Input for this task
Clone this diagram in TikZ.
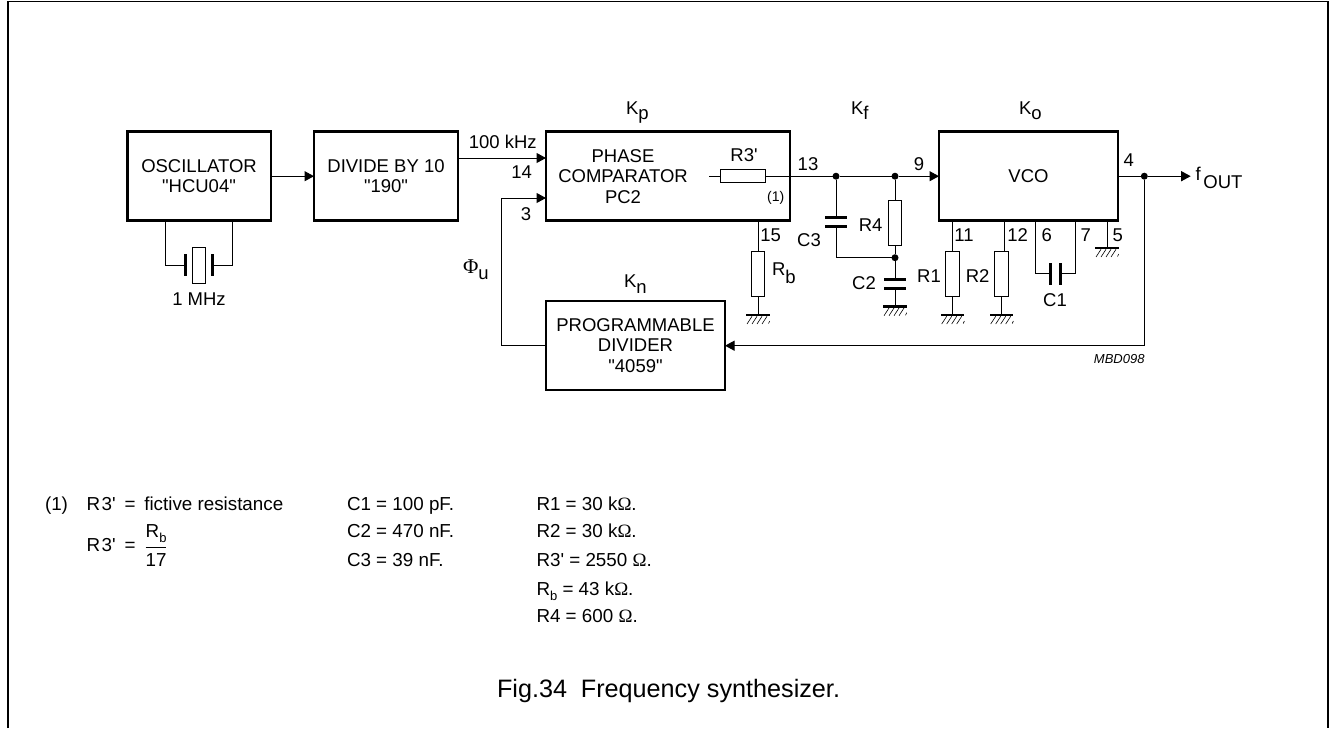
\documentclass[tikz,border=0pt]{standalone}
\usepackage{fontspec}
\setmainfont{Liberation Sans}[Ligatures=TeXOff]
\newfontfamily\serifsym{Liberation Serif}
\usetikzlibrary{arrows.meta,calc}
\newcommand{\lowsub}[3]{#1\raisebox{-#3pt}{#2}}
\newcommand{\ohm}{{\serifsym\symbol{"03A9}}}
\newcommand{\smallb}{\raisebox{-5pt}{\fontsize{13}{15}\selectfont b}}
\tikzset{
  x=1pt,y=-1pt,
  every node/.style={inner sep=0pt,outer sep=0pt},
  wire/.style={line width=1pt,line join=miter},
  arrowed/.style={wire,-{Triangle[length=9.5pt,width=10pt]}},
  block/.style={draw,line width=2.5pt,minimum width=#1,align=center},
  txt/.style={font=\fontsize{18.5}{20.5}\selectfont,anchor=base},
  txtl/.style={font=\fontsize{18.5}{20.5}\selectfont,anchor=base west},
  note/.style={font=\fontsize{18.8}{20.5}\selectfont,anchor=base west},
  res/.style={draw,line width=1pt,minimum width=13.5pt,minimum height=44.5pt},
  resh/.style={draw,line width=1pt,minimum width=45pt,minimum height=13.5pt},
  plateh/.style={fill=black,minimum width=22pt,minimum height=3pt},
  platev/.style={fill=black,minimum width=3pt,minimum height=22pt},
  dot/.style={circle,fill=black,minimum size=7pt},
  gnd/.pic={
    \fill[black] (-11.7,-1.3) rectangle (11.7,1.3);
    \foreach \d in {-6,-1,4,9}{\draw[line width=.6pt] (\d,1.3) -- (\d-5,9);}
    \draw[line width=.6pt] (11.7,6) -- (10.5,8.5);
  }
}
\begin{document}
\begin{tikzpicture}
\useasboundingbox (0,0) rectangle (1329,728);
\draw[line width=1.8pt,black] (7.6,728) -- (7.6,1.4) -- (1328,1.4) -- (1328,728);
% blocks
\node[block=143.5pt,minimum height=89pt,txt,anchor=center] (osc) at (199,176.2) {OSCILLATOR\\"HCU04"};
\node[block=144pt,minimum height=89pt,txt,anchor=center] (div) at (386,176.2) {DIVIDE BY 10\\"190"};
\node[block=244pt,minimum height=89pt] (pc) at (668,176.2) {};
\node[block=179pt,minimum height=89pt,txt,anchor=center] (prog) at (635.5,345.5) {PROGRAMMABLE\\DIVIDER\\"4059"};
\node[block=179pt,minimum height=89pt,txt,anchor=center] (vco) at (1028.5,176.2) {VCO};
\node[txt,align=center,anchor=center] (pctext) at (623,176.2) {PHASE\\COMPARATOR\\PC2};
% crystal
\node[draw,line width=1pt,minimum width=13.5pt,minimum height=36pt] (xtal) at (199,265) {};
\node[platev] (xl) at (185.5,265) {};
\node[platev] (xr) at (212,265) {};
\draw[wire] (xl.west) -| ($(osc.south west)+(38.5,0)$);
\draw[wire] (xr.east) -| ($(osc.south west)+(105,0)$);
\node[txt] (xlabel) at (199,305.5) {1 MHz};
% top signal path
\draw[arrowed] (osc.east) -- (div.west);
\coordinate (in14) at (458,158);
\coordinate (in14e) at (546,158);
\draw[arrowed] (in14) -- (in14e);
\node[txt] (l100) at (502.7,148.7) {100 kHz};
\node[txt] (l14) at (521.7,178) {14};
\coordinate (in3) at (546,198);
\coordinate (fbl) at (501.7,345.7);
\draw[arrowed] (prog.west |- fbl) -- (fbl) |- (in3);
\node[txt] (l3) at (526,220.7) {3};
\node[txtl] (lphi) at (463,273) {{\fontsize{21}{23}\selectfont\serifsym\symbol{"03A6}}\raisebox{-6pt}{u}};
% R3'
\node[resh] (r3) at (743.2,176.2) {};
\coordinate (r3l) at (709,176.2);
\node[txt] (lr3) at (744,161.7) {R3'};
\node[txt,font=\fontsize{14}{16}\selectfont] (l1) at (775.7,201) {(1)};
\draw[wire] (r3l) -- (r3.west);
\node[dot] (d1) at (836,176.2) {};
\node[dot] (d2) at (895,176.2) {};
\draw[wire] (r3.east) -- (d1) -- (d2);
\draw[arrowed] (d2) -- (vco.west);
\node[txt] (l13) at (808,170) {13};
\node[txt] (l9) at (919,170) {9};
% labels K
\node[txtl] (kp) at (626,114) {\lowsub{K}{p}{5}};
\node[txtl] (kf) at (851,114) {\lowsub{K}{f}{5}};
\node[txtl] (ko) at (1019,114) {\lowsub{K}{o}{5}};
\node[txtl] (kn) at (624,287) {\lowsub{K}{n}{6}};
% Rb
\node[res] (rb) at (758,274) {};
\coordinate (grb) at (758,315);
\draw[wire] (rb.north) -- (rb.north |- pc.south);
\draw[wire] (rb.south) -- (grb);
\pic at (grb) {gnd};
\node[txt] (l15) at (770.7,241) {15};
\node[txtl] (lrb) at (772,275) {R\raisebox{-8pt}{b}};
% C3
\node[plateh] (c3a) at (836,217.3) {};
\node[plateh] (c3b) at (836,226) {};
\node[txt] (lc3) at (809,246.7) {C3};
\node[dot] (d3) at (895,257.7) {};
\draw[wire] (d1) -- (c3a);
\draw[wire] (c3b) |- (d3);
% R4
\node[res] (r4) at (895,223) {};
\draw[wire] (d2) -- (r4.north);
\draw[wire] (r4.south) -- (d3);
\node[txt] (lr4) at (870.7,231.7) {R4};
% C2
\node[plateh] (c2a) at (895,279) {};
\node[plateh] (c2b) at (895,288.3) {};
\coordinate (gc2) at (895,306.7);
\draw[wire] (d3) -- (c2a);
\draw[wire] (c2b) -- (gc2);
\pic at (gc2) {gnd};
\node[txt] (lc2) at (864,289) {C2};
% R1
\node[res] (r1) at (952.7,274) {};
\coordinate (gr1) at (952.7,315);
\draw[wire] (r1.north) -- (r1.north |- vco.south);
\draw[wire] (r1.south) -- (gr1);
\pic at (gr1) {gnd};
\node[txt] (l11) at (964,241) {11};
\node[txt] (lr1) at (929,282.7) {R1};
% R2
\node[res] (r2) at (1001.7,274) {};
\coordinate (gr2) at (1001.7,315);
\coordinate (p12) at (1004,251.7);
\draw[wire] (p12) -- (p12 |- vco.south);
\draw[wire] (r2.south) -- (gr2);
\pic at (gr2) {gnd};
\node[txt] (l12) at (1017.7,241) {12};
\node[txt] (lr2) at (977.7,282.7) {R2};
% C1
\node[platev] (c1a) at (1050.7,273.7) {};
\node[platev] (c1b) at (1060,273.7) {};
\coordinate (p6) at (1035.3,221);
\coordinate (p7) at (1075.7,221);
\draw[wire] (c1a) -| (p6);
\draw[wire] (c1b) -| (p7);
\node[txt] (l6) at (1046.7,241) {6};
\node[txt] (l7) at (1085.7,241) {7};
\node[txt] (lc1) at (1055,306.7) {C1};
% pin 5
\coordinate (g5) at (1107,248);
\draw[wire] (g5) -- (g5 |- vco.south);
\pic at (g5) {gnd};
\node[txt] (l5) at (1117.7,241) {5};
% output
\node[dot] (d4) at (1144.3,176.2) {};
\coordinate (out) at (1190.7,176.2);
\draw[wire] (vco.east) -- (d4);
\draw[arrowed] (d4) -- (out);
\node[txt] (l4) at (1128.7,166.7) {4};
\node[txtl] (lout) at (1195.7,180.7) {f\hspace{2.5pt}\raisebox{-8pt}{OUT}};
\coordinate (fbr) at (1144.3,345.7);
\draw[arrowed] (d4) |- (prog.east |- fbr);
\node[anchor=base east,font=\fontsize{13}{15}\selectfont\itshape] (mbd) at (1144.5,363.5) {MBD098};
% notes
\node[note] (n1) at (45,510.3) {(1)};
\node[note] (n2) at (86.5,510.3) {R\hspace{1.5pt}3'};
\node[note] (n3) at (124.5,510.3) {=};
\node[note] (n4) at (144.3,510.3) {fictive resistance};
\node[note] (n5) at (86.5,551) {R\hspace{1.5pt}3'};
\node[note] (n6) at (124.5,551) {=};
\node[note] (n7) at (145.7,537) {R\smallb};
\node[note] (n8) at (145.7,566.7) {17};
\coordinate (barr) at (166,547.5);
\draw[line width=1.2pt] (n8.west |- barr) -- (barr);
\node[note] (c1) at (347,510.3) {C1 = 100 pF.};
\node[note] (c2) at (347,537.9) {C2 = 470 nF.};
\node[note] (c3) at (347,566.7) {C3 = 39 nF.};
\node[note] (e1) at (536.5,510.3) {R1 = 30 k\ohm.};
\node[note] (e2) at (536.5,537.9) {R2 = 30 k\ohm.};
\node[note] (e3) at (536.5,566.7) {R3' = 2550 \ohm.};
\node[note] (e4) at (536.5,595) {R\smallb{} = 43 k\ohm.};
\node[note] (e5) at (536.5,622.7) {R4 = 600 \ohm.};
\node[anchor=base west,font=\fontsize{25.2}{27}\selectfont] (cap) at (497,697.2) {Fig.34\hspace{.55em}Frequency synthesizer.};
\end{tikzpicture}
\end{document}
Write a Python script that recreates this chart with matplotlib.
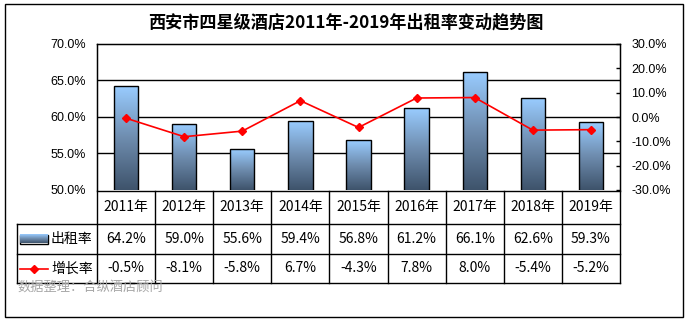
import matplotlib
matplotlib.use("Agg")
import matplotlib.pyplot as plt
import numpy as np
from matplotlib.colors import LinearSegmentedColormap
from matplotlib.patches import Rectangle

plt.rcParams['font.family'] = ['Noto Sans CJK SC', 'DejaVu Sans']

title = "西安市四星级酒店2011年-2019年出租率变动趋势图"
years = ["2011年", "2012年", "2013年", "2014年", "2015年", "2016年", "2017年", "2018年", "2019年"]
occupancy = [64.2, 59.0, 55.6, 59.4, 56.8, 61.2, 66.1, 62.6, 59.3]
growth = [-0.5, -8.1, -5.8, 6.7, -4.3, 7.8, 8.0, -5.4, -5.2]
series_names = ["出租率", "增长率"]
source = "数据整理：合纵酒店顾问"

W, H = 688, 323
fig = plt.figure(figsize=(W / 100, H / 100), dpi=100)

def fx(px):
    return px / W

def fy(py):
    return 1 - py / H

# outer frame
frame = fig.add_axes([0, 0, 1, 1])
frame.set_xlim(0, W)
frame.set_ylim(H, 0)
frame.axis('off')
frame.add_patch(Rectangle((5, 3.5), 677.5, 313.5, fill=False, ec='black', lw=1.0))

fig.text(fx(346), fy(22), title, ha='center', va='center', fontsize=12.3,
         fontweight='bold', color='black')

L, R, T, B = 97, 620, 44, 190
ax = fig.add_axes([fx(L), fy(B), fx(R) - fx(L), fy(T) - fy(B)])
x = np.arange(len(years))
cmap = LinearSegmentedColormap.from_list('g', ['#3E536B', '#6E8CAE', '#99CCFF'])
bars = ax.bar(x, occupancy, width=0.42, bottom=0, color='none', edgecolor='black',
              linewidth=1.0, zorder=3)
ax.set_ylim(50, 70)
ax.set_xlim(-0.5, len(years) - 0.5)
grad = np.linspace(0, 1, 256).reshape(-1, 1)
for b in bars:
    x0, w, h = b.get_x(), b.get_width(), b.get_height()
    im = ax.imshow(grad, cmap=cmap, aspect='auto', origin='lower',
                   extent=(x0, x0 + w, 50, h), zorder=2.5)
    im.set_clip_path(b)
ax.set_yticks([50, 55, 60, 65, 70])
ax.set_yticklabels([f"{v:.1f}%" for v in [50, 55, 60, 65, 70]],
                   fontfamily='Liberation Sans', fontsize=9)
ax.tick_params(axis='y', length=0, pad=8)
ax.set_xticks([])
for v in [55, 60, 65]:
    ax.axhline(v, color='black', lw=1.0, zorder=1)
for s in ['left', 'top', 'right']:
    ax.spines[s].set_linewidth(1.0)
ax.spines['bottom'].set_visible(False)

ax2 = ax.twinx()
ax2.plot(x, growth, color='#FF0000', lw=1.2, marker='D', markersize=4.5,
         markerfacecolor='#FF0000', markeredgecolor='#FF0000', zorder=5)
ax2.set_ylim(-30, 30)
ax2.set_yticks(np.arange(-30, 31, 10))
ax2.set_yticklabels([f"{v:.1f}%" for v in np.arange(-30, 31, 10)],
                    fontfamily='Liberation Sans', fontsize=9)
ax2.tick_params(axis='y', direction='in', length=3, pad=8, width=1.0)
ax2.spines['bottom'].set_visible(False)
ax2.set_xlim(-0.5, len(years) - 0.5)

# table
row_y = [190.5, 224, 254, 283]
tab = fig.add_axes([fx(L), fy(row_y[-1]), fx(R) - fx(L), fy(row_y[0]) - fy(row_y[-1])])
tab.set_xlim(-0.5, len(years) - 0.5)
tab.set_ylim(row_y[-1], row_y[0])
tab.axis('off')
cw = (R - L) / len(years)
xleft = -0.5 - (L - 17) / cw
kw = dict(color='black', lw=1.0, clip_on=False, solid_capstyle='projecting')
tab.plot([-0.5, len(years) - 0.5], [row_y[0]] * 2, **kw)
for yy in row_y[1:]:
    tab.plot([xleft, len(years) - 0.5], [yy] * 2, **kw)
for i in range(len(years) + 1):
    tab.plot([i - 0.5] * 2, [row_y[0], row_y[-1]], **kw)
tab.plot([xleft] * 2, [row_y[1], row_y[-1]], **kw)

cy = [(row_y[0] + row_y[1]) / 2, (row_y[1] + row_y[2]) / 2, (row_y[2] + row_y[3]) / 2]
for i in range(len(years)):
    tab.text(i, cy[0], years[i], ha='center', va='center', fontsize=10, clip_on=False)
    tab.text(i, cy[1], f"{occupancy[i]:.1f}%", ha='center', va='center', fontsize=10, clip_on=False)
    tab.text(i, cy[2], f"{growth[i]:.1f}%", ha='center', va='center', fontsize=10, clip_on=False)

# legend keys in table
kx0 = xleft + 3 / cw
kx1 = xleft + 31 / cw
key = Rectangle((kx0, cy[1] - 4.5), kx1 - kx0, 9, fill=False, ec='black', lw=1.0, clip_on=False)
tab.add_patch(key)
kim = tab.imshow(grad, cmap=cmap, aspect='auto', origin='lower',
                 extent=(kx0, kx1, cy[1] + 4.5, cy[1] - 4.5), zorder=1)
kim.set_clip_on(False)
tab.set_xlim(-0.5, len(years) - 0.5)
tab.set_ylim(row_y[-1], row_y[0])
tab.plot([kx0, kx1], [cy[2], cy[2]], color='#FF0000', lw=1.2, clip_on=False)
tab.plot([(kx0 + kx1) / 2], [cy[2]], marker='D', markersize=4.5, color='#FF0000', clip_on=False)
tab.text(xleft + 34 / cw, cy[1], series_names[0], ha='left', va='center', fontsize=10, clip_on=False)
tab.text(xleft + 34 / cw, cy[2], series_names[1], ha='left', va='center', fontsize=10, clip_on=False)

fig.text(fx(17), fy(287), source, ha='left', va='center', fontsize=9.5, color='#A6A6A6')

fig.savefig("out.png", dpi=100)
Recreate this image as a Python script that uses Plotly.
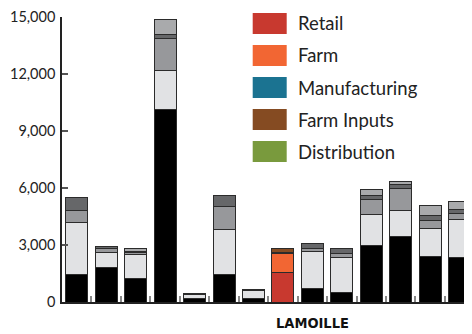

Written exercise
Quote the lines above exactly, starting with the one that has "Write a Python" and ending with the one that has "fontweight='bold', color='black')"; drop the pictures and include nothing else.

Written answer
Write a Python script that recreates this chart with matplotlib.
import matplotlib
matplotlib.use("Agg")
import matplotlib.pyplot as plt
import numpy as np
from matplotlib.colors import LinearSegmentedColormap
from matplotlib.patches import Rectangle

plt.rcParams['font.family'] = ['Noto Sans CJK SC', 'DejaVu Sans']

title = "西安市四星级酒店2011年-2019年出租率变动趋势图"
years = ["2011年", "2012年", "2013年", "2014年", "2015年", "2016年", "2017年", "2018年", "2019年"]
occupancy = [64.2, 59.0, 55.6, 59.4, 56.8, 61.2, 66.1, 62.6, 59.3]
growth = [-0.5, -8.1, -5.8, 6.7, -4.3, 7.8, 8.0, -5.4, -5.2]
series_names = ["出租率", "增长率"]
source = "数据整理：合纵酒店顾问"

W, H = 688, 323
fig = plt.figure(figsize=(W / 100, H / 100), dpi=100)

def fx(px):
    return px / W

def fy(py):
    return 1 - py / H

# outer frame
frame = fig.add_axes([0, 0, 1, 1])
frame.set_xlim(0, W)
frame.set_ylim(H, 0)
frame.axis('off')
frame.add_patch(Rectangle((5, 3.5), 677.5, 313.5, fill=False, ec='black', lw=1.0))

fig.text(fx(346), fy(22), title, ha='center', va='center', fontsize=12.3,
         fontweight='bold', color='black')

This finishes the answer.